In that context, 1.5 million for what’s been done so far might still look on the high side, but if it can actually get the kids of that age group into healthy activities, then the payback could be substantial. Let’s say you save 100 kids from diabetes. That would probably put us taxpayers ahead on the deal, on a crude arithmetic calculation. In reality, you might hope for something substantially better in payback. Sitting next in the ledger is the 3.5 million still to be spent on a project for the older age group. It sounds like a hell of a lot more, but why don’t we wait and see what they actually make before we discard it out of hand? If it were 5.5 million for a simple website that said Welcome to SPARC and click here for our news releases, then you would have an honest-to goodness rort outrage on your hands, but what if this should turn out to be a device that ultimately reduces the burden on the long-suffering taxpayer? Is it still a waste then, even if the people who produced it have been paid handsomely?

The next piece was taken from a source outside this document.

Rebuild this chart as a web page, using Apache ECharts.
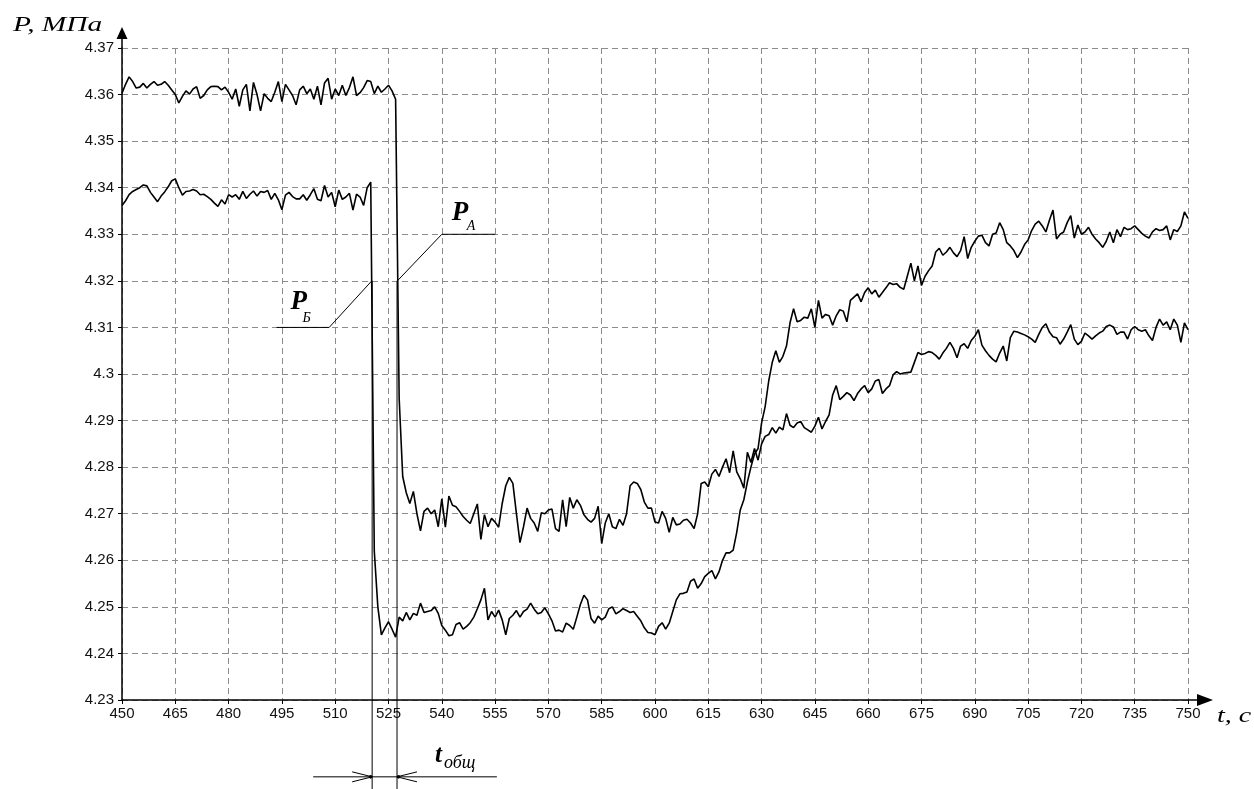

Wherever you look, you can see waste at first blush. Take, for example, the more than 3 million dollars the taxpayer spends each year funding the staff of the Leader of the Opposition. For 3-plus million, all we’ve got so far is 15 policies and most of them warmed-over platitudes, light on detail. I understand, if Winston Peters' information is reliable, that there might even be a website designer on the staff list. Who knows what they do all day?